Although Kano State has already made an executive pronouncement declaring free maternal healthcare for expectant mothers, activists stressed the need for legislative backing for maternal health interventions, such that the governance of the maternal health system would have the force of law. The conversation therefore gave vent to a robust mix of ideas from women groups, traditional institutions, health workers, and the media on how such a legislation should be, and the strategies to bring it about.
Consequently, in locating the nexus between a complex health topic such as maternal mortality, and civil society advocacy for good governance, Executive Director of CHRICED, Comrade Dr. Ibrahim M. Zikirullahi dispelled the notion that as a civic agency, it was venturing into an unknown terrain.
He said: “CHRICED mission is to deepen the accountability components of the Nigerian democratic experience, using maternal health as one of the issues around which citizens should demand action from government. Our organisation is a platform for active citizens who thrive on the conviction that democracy must work to deliver benefits to the ordinary people of this country.”
He was emphatic that the challenge of maternal mortality, which denies citizens the right to life, as enshrined in the nation’s constitution and other international legal instruments, must receive robust attention of both the government and the governed.

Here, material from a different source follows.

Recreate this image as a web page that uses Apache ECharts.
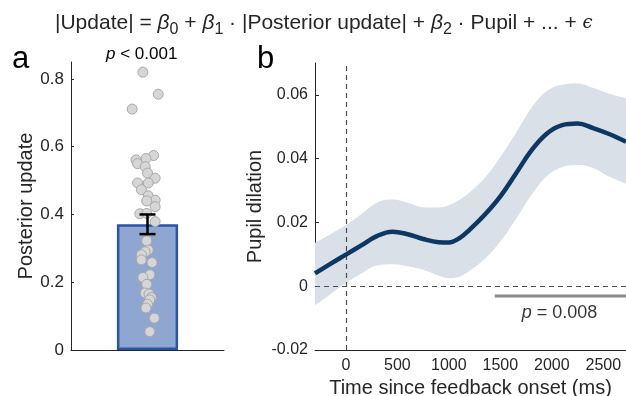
<!DOCTYPE html>
<html>
<head>
<meta charset="utf-8">
<script src="https://cdn.jsdelivr.net/npm/echarts@6/dist/echarts.min.js"></script>
<style>
  html, body { margin: 0; padding: 0; background: #fff; }
  #chart { width: 626px; height: 396px; }
</style>
</head>
<body>
<div id="chart"></div>
<script>
// Panel a: posterior update per participant, with group mean and SEM
const updateValues = [0.820, 0.755, 0.711, 0.574, 0.565, 0.561, 0.550, 0.541, 0.522, 0.507,
  0.493, 0.493, 0.473, 0.455, 0.442, 0.440, 0.423, 0.402, 0.403, 0.379,
  0.322, 0.295, 0.290, 0.281, 0.266, 0.258, 0.222, 0.214, 0.194, 0.168,
  0.165, 0.155, 0.148, 0.135, 0.124, 0.094, 0.054];
const updateJitter = [-0.06, 0.14, -0.20, 0.08, -0.02, -0.15, -0.13, -0.03, 0.00, 0.10,
  -0.13, 0.01, -0.08, 0.01, 0.10, -0.01, 0.10, -0.10, -0.01, 0.10,
  -0.01, 0.01, -0.03, -0.08, -0.08, 0.06, 0.03, -0.06, -0.01, -0.03,
  0.02, 0.05, 0.03, 0.00, -0.02, 0.09, 0.03];
const updateMean = 0.371;
const updateSem = 0.029;
const updateTicks = [0, 0.2, 0.4, 0.6, 0.8];

// Panel b: regression weight of pupil dilation over time, with confidence band
const timeMs = [-300, -150, 0, 150, 300, 450, 600, 750, 900, 1000, 1100, 1200, 1350, 1500,
  1650, 1800, 1950, 2100, 2250, 2400, 2550, 2720];
const pupilBeta = [0.0040, 0.0070, 0.0099, 0.0128, 0.0157, 0.0171, 0.0163, 0.0148, 0.0138,
  0.0137, 0.0150, 0.0177, 0.0225, 0.0282, 0.0353, 0.0425, 0.0478, 0.0505, 0.0510, 0.0496, 0.0478, 0.0453];
const pupilUpper = [0.0136, 0.0163, 0.0192, 0.0226, 0.0262, 0.0272, 0.0262, 0.0248, 0.0247,
  0.0254, 0.0270, 0.0294, 0.0340, 0.0405, 0.0480, 0.0558, 0.0612, 0.0632, 0.0636, 0.0622, 0.0604, 0.0589];
const pupilLower = [-0.0060, -0.0025, 0.0010, 0.0040, 0.0065, 0.0069, 0.0063, 0.0052, 0.0034,
  0.0025, 0.0030, 0.0048, 0.0086, 0.0140, 0.0210, 0.0285, 0.0345, 0.0373, 0.0380, 0.0371, 0.0345, 0.0322];
const sigCluster = [1445, 2720];
const sigLevel = -0.0031;
const sigLabelAt = 2075;
const timeTicks = [0, 500, 1000, 1500, 2000, 2500];
const pupilTicks = [-0.02, 0, 0.02, 0.04, 0.06];

const FONT = 'Liberation Sans, Arial, sans-serif';
const INK = '#262626';
const BAND = '#d9e0e7';

const chart = echarts.init(document.getElementById('chart'), null, { renderer: 'canvas' });

const axisLineStyle = { onZero: false, lineStyle: { color: INK, width: 1 } };
const smoothness = 0.4;

const option = {
  animation: false,
  backgroundColor: '#fff',
  textStyle: { fontFamily: FONT },
  title: [
    {
      text: '|Update| = {i|β}{sub|0} + {i|β}{sub|1} · |Posterior update| + {i|β}{sub|2} · Pupil + ... + {e|ϵ}',
      left: 50, top: 3,
      textStyle: {
        fontFamily: FONT, fontSize: 21, fontWeight: 'normal', color: INK,
        rich: {
          i: { fontFamily: FONT, fontSize: 21, fontStyle: 'italic', color: INK },
          e: { fontFamily: 'DejaVu Serif', fontSize: 18, fontStyle: 'italic', color: INK },
          sub: { fontFamily: FONT, fontSize: 16, color: INK, padding: [14, 0, 0, 0] }
        }
      }
    },
    {
      text: '{i|p} < 0.001',
      left: 101, top: 41,
      textStyle: {
        fontFamily: FONT, fontSize: 17, fontWeight: 'normal', color: '#000',
        rich: { i: { fontFamily: FONT, fontSize: 17, fontStyle: 'italic', color: '#000' } }
      }
    },
    { text: 'a', left: 7, top: 39, textStyle: { fontFamily: FONT, fontSize: 31, fontWeight: 'normal', color: '#000' } },
    { text: 'b', left: 252, top: 39, textStyle: { fontFamily: FONT, fontSize: 31, fontWeight: 'normal', color: '#000' } }
  ],
  grid: [
    { left: 71, top: 62, width: 153, height: 288, outerBoundsMode: 'none', containLabel: false },
    { left: 315, top: 63, right: 0, height: 287, outerBoundsMode: 'none', containLabel: false }
  ],
  xAxis: [
    {
      gridIndex: 0, type: 'category', data: [''],
      axisLine: axisLineStyle,
      axisTick: { inside: true, length: 3, alignWithLabel: true, lineStyle: { color: INK } },
      axisLabel: { show: false }
    },
    { gridIndex: 0, type: 'value', min: -1, max: 1, show: false, axisLine: { onZero: false } },
    {
      gridIndex: 1, type: 'value', min: -300, max: 2720,
      name: 'Time since feedback onset (ms)', nameLocation: 'middle', nameGap: 25,
      nameTextStyle: { fontFamily: FONT, fontSize: 20, color: INK },
      axisLine: axisLineStyle,
      axisTick: { inside: true, length: 4, customValues: timeTicks, lineStyle: { color: INK } },
      axisLabel: { customValues: timeTicks, formatter: v => String(v), fontFamily: FONT, fontSize: 16, color: INK, margin: 8 },
      splitLine: { show: false }
    }
  ],
  yAxis: [
    {
      gridIndex: 0, type: 'value', min: 0, max: 0.85,
      name: 'Posterior update', nameLocation: 'middle', nameGap: 25,
      nameTextStyle: { fontFamily: FONT, fontSize: 20, color: INK },
      axisLine: { show: true, onZero: false, lineStyle: { color: INK, width: 1 } },
      axisTick: { show: true, inside: true, length: 3, customValues: updateTicks, lineStyle: { color: INK } },
      axisLabel: { customValues: updateTicks, formatter: v => String(v), fontFamily: FONT, fontSize: 17, color: INK, margin: 7 },
      splitLine: { show: false }
    },
    {
      gridIndex: 1, type: 'value', min: -0.02, max: 0.07,
      name: 'Pupil dilation', nameLocation: 'middle', nameGap: 50,
      nameTextStyle: { fontFamily: FONT, fontSize: 20, color: INK },
      axisLine: { show: true, onZero: false, lineStyle: { color: INK, width: 1 } },
      axisTick: { show: true, inside: true, length: 4, customValues: pupilTicks, lineStyle: { color: INK } },
      axisLabel: { customValues: pupilTicks, formatter: v => String(Math.round(v * 100) / 100), fontFamily: FONT, fontSize: 16, color: INK, margin: 7 },
      splitLine: { show: false }
    }
  ],
  series: [
    // Panel a: mean bar
    {
      type: 'bar', xAxisIndex: 0, yAxisIndex: 0, z: 2,
      barWidth: '40%',
      data: [updateMean],
      itemStyle: { color: '#8ea6d0', borderColor: '#2a55a3', borderWidth: 2.5 }
    },
    // Panel a: individual participants
    {
      type: 'scatter', xAxisIndex: 1, yAxisIndex: 0, z: 3,
      symbolSize: 10,
      data: updateValues.map((v, i) => [updateJitter[i], v]),
      itemStyle: { color: '#d6d6d6', borderColor: '#a9a9a9', borderWidth: 1, opacity: 1 }
    },
    // Panel a: SEM error bar
    {
      type: 'custom', xAxisIndex: 0, yAxisIndex: 0, z: 4,
      data: [[0, updateMean - updateSem, updateMean + updateSem]],
      renderItem: function (params, api) {
        const lo = api.coord([api.value(0), api.value(1)]);
        const hi = api.coord([api.value(0), api.value(2)]);
        const half = 8;
        const style = { stroke: '#000', lineWidth: 2.5 };
        return {
          type: 'group',
          children: [
            { type: 'line', shape: { x1: lo[0], y1: lo[1], x2: hi[0], y2: hi[1] }, style: style },
            { type: 'line', shape: { x1: lo[0] - half, y1: lo[1], x2: lo[0] + half, y2: lo[1] }, style: style },
            { type: 'line', shape: { x1: hi[0] - half, y1: hi[1], x2: hi[0] + half, y2: hi[1] }, style: style }
          ]
        };
      }
    },
    // Panel b: confidence band = upper edge filled down, then cleared below lower edge
    {
      type: 'line', xAxisIndex: 2, yAxisIndex: 1, z: 1,
      smooth: smoothness, symbol: 'none', silent: true,
      data: timeMs.map((t, i) => [t, pupilUpper[i]]),
      lineStyle: { width: 0, opacity: 0 },
      areaStyle: { color: BAND, opacity: 1, origin: 'start' }
    },
    {
      type: 'line', xAxisIndex: 2, yAxisIndex: 1, z: 1,
      smooth: smoothness, symbol: 'none', silent: true,
      data: timeMs.map((t, i) => [t, pupilLower[i]]),
      lineStyle: { width: 0, opacity: 0 },
      areaStyle: { color: '#ffffff', opacity: 1, origin: 'start' }
    },
    // Panel b: mean weight time course with reference lines
    {
      type: 'line', xAxisIndex: 2, yAxisIndex: 1, z: 4,
      smooth: smoothness, symbol: 'none',
      data: timeMs.map((t, i) => [t, pupilBeta[i]]),
      lineStyle: { color: '#0c3863', width: 4.5 },
      markLine: {
        silent: true, symbol: 'none', animation: false, z: 3,
        label: { show: false },
        lineStyle: { color: '#4d4d4d', type: [5, 4], width: 1.2 },
        data: [{ xAxis: 0 }, { yAxis: 0 }]
      }
    },
    // Panel b: significant cluster
    {
      type: 'line', xAxisIndex: 2, yAxisIndex: 1, z: 3,
      symbol: 'none',
      data: sigCluster.map(t => [t, sigLevel]),
      lineStyle: { color: '#8a8a8a', width: 3 }
    },
    {
      type: 'scatter', xAxisIndex: 2, yAxisIndex: 1, z: 5,
      symbolSize: 0,
      data: [[sigLabelAt, sigLevel]],
      label: {
        show: true, position: 'bottom', distance: 8,
        formatter: '{i|p} = 0.008',
        fontFamily: FONT, fontSize: 18, color: '#000',
        rich: { i: { fontFamily: FONT, fontSize: 18, fontStyle: 'italic', color: '#000' } }
      }
    }
  ]
};

chart.setOption(option);
</script>
</body>
</html>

“Maternal deaths in the course of child birth show the severe limitations of our healthcare system, as well the failure of governance. The high rate of maternal mortality paints a very ironic scenario in which a mother that is on the verge of bringing another human to life, loses her own life in the process. The bigger tragedy however is that the Nigeria’s maternal health problem is largely fuelled by the grand scale corruption perpetrated by the political elite. A fraction of the amounts which leaves the system as a result of corruption, if well spent on the health system would have gone a long way in saving the lives of thousands of women who die daily while giving birth.”
This reality, he admonished should prick the conscience of any active, patriotic or well-meaning citizen, especially with the realisation that corruption denies citizens the right to health. In the case of maternal health, Comrade Ibrahim made it clear that corruption leaves behind terrible health facilities, manned by poorly equipped and remunerated health workers. He however commended the Kano State government for taking a bold step towards addressing the challenge by declaring free maternal health services in the state. But beyond that milestone, he said more needed to be done.
“It is also critical to make new gains with respect to addressing other realities, which are outside the usual challenges in the health sector. In this regard, religious and cultural practices, which serve as alibi for denying women access to maternal health must be critically examined and captured in the legislative framework. In Kano therefore, the trail blazing initiative of declaring free maternal services must be followed up with other equally important reforms in the overall process of governance,” he said.